From the listing below, pull out the lines that hold "matplotlib".

>> Start Provided material

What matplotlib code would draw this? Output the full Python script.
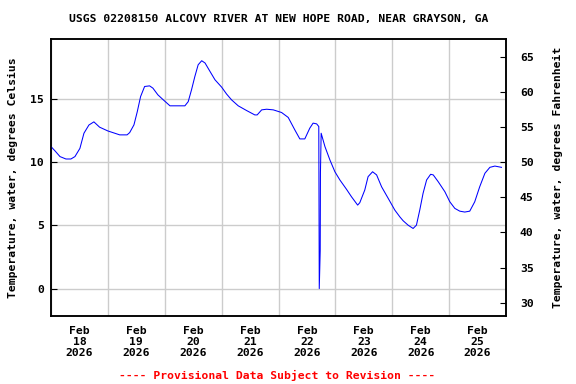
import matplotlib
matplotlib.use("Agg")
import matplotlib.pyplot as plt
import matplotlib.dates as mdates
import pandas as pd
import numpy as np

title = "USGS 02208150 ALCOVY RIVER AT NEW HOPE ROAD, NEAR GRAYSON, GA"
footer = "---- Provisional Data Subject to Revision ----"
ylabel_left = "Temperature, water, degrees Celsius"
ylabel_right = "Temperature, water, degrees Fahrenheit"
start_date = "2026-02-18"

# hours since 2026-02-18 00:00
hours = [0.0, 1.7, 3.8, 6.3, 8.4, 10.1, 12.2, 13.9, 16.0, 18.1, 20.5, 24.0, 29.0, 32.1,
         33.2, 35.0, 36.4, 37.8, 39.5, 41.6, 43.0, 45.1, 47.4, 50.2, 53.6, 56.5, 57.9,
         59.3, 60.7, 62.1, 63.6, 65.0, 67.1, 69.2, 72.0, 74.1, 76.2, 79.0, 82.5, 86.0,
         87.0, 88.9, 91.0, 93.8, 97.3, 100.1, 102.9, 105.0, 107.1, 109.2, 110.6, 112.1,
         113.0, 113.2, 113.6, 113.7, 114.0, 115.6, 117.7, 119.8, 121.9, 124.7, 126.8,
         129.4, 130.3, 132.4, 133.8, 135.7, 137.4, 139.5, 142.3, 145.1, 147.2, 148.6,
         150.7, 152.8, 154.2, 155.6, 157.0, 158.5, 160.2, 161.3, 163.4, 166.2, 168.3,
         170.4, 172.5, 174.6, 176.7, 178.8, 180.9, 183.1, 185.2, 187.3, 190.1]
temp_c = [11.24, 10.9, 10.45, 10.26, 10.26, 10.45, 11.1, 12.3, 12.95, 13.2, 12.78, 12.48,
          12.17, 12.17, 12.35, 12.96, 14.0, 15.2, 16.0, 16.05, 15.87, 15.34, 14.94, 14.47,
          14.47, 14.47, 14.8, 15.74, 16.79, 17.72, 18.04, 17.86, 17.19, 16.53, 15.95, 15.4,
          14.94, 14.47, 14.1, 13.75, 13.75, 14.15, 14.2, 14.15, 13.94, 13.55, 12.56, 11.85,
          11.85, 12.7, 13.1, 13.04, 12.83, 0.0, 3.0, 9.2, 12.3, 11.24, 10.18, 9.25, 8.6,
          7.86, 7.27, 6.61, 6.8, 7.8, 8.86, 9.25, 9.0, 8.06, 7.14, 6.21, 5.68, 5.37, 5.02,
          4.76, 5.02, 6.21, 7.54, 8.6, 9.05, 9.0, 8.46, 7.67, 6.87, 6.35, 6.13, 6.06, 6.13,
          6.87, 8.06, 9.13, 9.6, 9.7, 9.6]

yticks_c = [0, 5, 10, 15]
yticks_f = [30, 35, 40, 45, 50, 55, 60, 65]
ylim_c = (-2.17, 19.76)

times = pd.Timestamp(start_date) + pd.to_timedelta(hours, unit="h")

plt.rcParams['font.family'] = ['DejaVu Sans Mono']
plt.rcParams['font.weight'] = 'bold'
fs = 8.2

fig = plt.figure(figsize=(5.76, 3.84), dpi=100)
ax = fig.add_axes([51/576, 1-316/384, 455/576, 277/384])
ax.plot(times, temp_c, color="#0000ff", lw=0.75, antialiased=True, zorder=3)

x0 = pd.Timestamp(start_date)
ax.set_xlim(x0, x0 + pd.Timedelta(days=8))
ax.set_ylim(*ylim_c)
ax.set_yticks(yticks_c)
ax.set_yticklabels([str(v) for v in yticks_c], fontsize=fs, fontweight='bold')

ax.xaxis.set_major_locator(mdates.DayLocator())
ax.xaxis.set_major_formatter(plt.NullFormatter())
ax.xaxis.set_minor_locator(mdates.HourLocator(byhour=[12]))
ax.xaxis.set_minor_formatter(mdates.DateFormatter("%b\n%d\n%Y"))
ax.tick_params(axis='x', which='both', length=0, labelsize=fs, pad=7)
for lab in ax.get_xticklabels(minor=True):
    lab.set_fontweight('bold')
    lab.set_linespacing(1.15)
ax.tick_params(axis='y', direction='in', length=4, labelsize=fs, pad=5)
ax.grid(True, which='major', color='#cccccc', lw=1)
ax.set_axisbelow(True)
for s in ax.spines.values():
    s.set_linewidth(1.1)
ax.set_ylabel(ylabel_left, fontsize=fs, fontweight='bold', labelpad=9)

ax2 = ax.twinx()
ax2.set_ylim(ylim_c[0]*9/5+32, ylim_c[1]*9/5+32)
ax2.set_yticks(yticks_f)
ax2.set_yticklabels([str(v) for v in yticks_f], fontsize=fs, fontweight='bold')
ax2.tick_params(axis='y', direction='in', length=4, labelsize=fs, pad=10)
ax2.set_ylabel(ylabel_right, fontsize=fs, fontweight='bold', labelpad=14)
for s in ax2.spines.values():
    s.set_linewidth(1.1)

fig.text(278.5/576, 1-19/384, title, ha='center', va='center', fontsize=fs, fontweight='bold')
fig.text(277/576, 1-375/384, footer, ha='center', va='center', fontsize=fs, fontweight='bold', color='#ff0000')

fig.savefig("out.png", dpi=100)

>> End Provided material

■ **Result of the exercise**:
What matplotlib code would draw this? Output the full Python script.
import matplotlib
matplotlib.use("Agg")
import matplotlib.pyplot as plt
import matplotlib.dates as mdates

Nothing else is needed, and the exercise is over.